By this logic, we should try to attract as many aluminum smelters here as possible, and make it more advantageous for consumers to buy Canadian aluminum.
But because Ottawa’s green schemes don’t consider the global impact Canadian industry can have, Canadian aluminum producers are currently made less competitive due to the added costs of carbon taxes. This is a clear-cut case of the loss of competitiveness due to locally focused emissions reductions schemes actually making things worse for the planet by making aluminum that’s less green more attractive.
But by Ottawa’s count, as long as these extra tonnes of greenhouse gases don’t get emitted within our borders, it’s a reason to pop open the champagne and celebrate.

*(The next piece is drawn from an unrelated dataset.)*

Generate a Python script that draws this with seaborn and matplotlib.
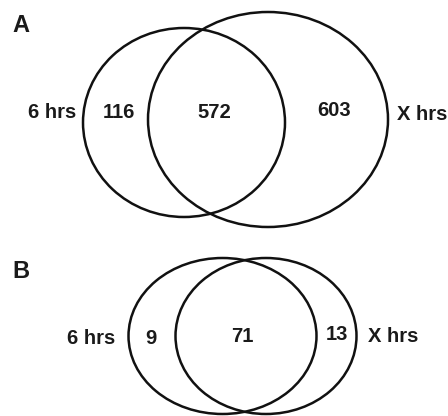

This comes at a great cost to Canadians, as it leads to losses of investment, jobs, and tax revenue.
But what does it mean, globally? If our reductions are having no impact on the global climate, are the concessions that Canadians are making worth it?
When we look at it, it will take only nine days (or less!) for China to essentially erase the cuts made by Ottawa’s emissions reductions plan through 2030. The constrained production, jobs not materialized, and forgone quality of life improvements (not to mention government revenues) through 2030 will be quickly invalidated by these Chinese emissions.
This is why our governments need to shift their focus from local emissions reduction to measuring the global impact of their climate strategies. It should consider the fact that reducing global emissions may actually mean an increase in local or domestic emissions.
The sort of greenwashing where we export emissions (and jobs) doesn’t help anybody. We’re too small an emitter for our efforts alone to make a difference. As the saying goes, we need to think globally, in the way we act locally.